Cette polarisation a renforcé les deux camps, rendant la parole et les actions plus décomplexées. Mais une chose est sûre : on ne reviendra pas à une situation de monopole idéologique comme celle qu’on a connue récemment avec le wokisme. Les entreprises s’y sont soumises, de gré ou de force, même quand cela allait à l’encontre de leurs intérêts. L’élection de Trump leur a donné une bouffée d’oxygène. Car les entreprises sont là pour faire du business, pas pour servir de relais à un mouvement idéologique, aussi puissant soit-il.
Aujourd’hui, le champ des possibles s’élargit. Le cas d’American Eagle fait figure de jurisprudence : il montre qu’une autre voie est ouverte. Les entreprises répondront davantage à la demande de leurs clients. Les valeurs conservatrices ont le vent en poupe, il y a un marché à conquérir, longtemps ignoré, voire méprisé. C’est révélateur du poids du conformisme.
Les publicités sont devenues standardisées, insipides, cherchant moins à séduire qu’à donner des leçons de morale. Les publicitaires ont renoncé au beau, obsédés par l’idée de cocher toutes les cases de l’inclusivité et de la diversité. Or, nombreux sont ceux qui veulent voir des publicités où la beauté et la séduction ne sont pas considérées comme discriminatoires.
Les entreprises américaines vont saisir l’opportunité de s’extraire du joug du wokisme. Et il y a fort à parier qu’elles n’auront pas envie de revenir de sitôt à l’état de soumission qui fut le leur. Le vent de la liberté souffle sur elles. Mais il faut rester lucide : elles garderont forcément une part d’opportunisme. La différence avec hier, c’est qu’elles ne peuvent plus se contenter d’obéir à une seule idéologie dominante.

« Une chose est sûre : on ne reviendra pas à une situation de monopole idéologique comme celle qu’on a connue récemment avec le wokisme.

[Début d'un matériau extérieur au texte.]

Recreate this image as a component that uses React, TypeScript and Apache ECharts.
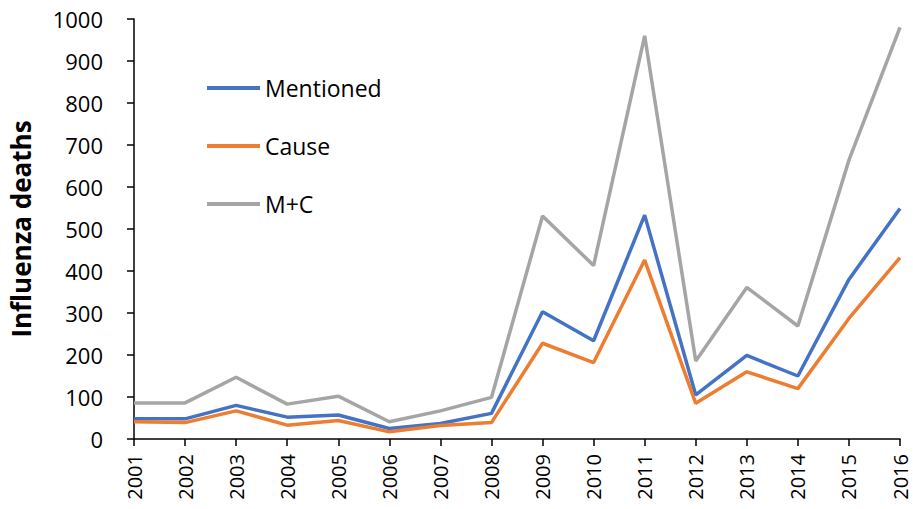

Les entreprises s’y sont soumises, de gré ou de force, même quand cela allait à l’encontre de leurs intérêts »

 

Ce basculement du progressisme vers le conservatisme aux États-Unis vous semble-t-il annoncer une reconfiguration durable de l’imaginaire collectif occidental, ou bien n’est-ce qu’une parenthèse liée à la victoire de Trump, amenée à se refermer avec un changement de majorité ? 
Ce qui se passe aux États-Unis ne relève pas d’une simple parenthèse électorale mais d’une tendance probablement durable. Nous sommes entrés dans une véritable guerre idéologique : progressistes contre conservateurs, mondialistes contre souverainistes. Deux visions irréconciliables s’affrontent désormais, et elles structurent la société américaine comme la société occidentale dans son ensemble.
Le poids du politiquement correct a fini par devenir étouffant. Il s’impose entre autres dans les médias, dans l’éducation, dans les entreprises, dans les institutions, au détriment de la liberté d’expression. C’est cette chape idéologique qui a provoqué une réaction de rejet, bien au-delà de l’électorat conservateur. On assiste à une réhabilitation de valeurs jugées essentielles : le mérite, la liberté de penser, le libre arbitre, le droit de ne pas se soumettre à une norme unique. Les lois liberticides, adoptées sous couvert de « bonnes intentions », sont légion. Les démocraties occidentales semblent s’éloigner dangereusement de l’idéal démocratique.
Les États-Unis ont toujours été un laboratoire culturel pour l’Occident. Ce qui s’y joue aujourd’hui annonce inévitablement des répercussions en Europe. C’est donc une recomposition profonde et durable de l’imaginaire collectif qui est à l’œuvre, et non une simple alternance liée au retour de Trump.